Sur les frais d'instance :
9. Il y a lieu, dans les circonstances de l'espèce, de mettre à la charge de l'Etat et au profit de Me Reix une somme de 1 200 euros en application des articles L. 761-1 du code de justice administrative et 37 de la loi du 10 juillet 1991, ce versement entrainant renonciation de sa part à percevoir la part contributive de l'Etat à l'aide juridictionnelle.
D E C I D E :
Article 1er : Le jugement n° 2402490 du 17 septembre 2024 du tribunal administratif de Bordeaux est annulé.
Article 2 : L'arrêté du 5 décembre 2023 par lequel le préfet de la Gironde a refusé de délivrer à M. A... un titre de séjour, l'a obligé à quitter le territoire français dans un délai de trente jours et a fixé le pays de destination, est annulé.
Article 3 : Il est enjoint au préfet de la Gironde de réexaminer la situation de M. A..., de prendre une nouvelle décision dans un délai de trois mois à compter de la notification du présent arrêt et, dans l'attente de cette nouvelle décision, de délivrer à M. A... une autorisation provisoire de séjour l'autorisant à travailler.
Article 4 : L'Etat versera à Me Reix, avocat de M. A..., une somme de 1 200 euros en application des dispositions de l'article L. 761-1 du code de justice administrative et du deuxième alinéa de l'article 37 de la loi du 10 juillet 1991, ce versement entrainant renonciation à percevoir la somme correspondant à la part contributive de l'Etat.

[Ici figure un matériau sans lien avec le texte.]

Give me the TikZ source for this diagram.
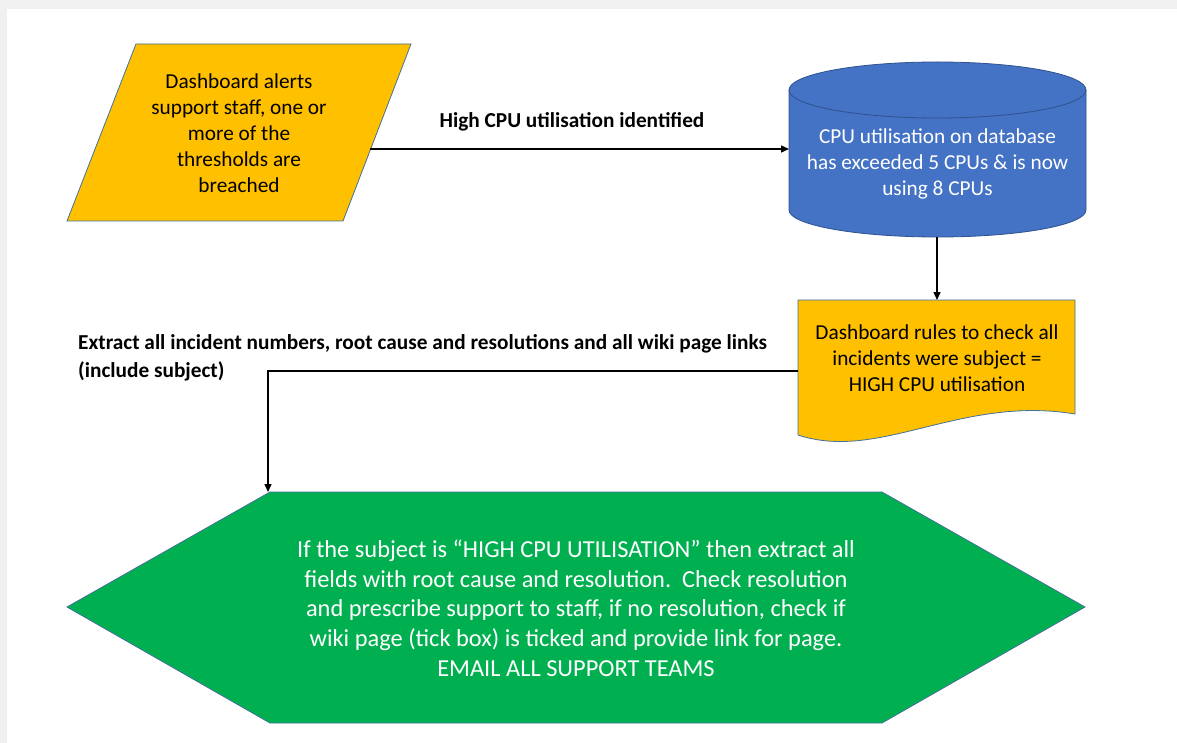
\documentclass[tikz,border=0pt]{standalone}
\usepackage{fontspec}
\setmainfont{Carlito}
\usetikzlibrary{arrows.meta}

\definecolor{pagegrey}{HTML}{F0F0F0}
\definecolor{amber}{HTML}{FFC000}
\definecolor{dbblue}{HTML}{4472C4}
\definecolor{dbedge}{HTML}{2F528F}
\definecolor{shapeedge}{HTML}{41719C}
\definecolor{okgreen}{HTML}{00B050}

\tikzset{
  shapeline/.style={draw=shapeedge, line width=0.8pt, line join=miter},
  bodytext/.style={font=\fontsize{21.3}{26}\selectfont, align=center, inner sep=0pt},
  labeltext/.style={font=\fontsize{21.3}{28}\selectfont\bfseries, inner sep=0pt},
  flow/.style={draw=black, line width=1.4pt, -{Triangle[length=8pt,width=7pt]}},
}

\begin{document}
\begin{tikzpicture}[x=1pt, y=-1pt]
  % page frame
  \useasboundingbox (0,0) rectangle (1177,743);
  \fill[pagegrey] (0,0) rectangle (1177,743);
  \fill[white] (7,9) rectangle (1177,743);

  % input: dashboard alert (parallelogram)
  \filldraw[fill=amber, shapeline] (136,44) -- (411,44) -- (343,221) -- (67,221) -- cycle;
  \node[bodytext] (alert) at (239,133)
    {Dashboard alerts\\support staff, one or\\more of the\\thresholds are\\breached};

  % database (cylinder)
  \filldraw[fill=dbblue, draw=dbedge, line width=0.8pt]
    (789,90) -- (789,210)
    arc[start angle=180, end angle=360, x radius=148.5pt, y radius=27pt]
    -- (1086,90)
    arc[start angle=0, end angle=180, x radius=148.5pt, y radius=28pt] -- cycle;
  \draw[draw=dbedge, line width=0.8pt]
    (789,90) arc[start angle=180, end angle=360, x radius=148.5pt, y radius=28pt];
  \node[bodytext, text=white] (db) at (937.5,164)
    {CPU utilisation on database\\has exceeded 5 CPUs \& is now\\using 8 CPUs};

  % dashboard rules (document shape)
  \filldraw[fill=amber, shapeline] (798,300) -- (1075,300) -- (1075,414)
    .. controls (960,395) and (880,462) .. (798,435) -- cycle;
  \node[bodytext] (rules) at (937,358)
    {Dashboard rules to check all\\incidents were subject =\\HIGH CPU utilisation};

  % outcome (hexagon)
  \filldraw[fill=okgreen, shapeline] (270,492) -- (882,492) -- (1085,607)
    -- (882,723) -- (270,723) -- (67,607) -- cycle;
  \node[bodytext, text=white, font=\fontsize{24.4}{29.7}\selectfont] (action) at (576,608)
    {If the subject is “HIGH CPU UTILISATION” then extract all\\
     fields with root cause and resolution.\ \ Check resolution\\
     and prescribe support to staff, if no resolution, check if\\
     wiki page (tick box) is ticked and provide link for page.\\
     EMAIL ALL SUPPORT TEAMS};

  % connector end points on the shape borders
  \coordinate (alertE) at (370,149);
  \coordinate (dbW) at (789,149);
  \coordinate (dbS) at (937,237);
  \coordinate (rulesN) at (937,300);
  \coordinate (rulesW) at (798,371);
  \coordinate (actionN) at (268,492);

  % connectors
  \draw[flow] (alertE) -- (dbW);
  \draw[flow] (dbS) -- (rulesN);
  \draw[flow] (rulesW) -| (actionN);

  % connector labels
  \node[labeltext] (lblHigh) at (572,122) {High CPU utilisation identified};
  \node[labeltext, anchor=north west, align=left] (lblExtract) at (78,334)
    {Extract all incident numbers, root cause and resolutions and all wiki page links\\(include subject)};
\end{tikzpicture}
\end{document}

Article 5 : Le surplus des conclusions de la requête est rejeté.
Article 6 : Le présent arrêt sera notifié à M. B... A..., au ministre de l'intérieur et au préfet de la Gironde.
Délibéré après l'audience du 20 mai 2025 à laquelle siégeaient :
M. Luc Derepas, président de la cour,
Mme Fabienne Zuccarello, présidente de chambre,
M. Nicolas Normand, président-assesseur.
Rendu public par mise à disposition au greffe le 10 juin 2025.
Le rapporteur,
Nicolas C...
Le président,
Luc DerepasLa greffière,
Virginie Santana
La République mande et ordonne au ministre de l'intérieur en ce qui le concerne, et à tous commissaires de justice à ce requis, en ce qui concerne les voies de droit commun contre les parties privées, de pourvoir à l'exécution du présent arrêt.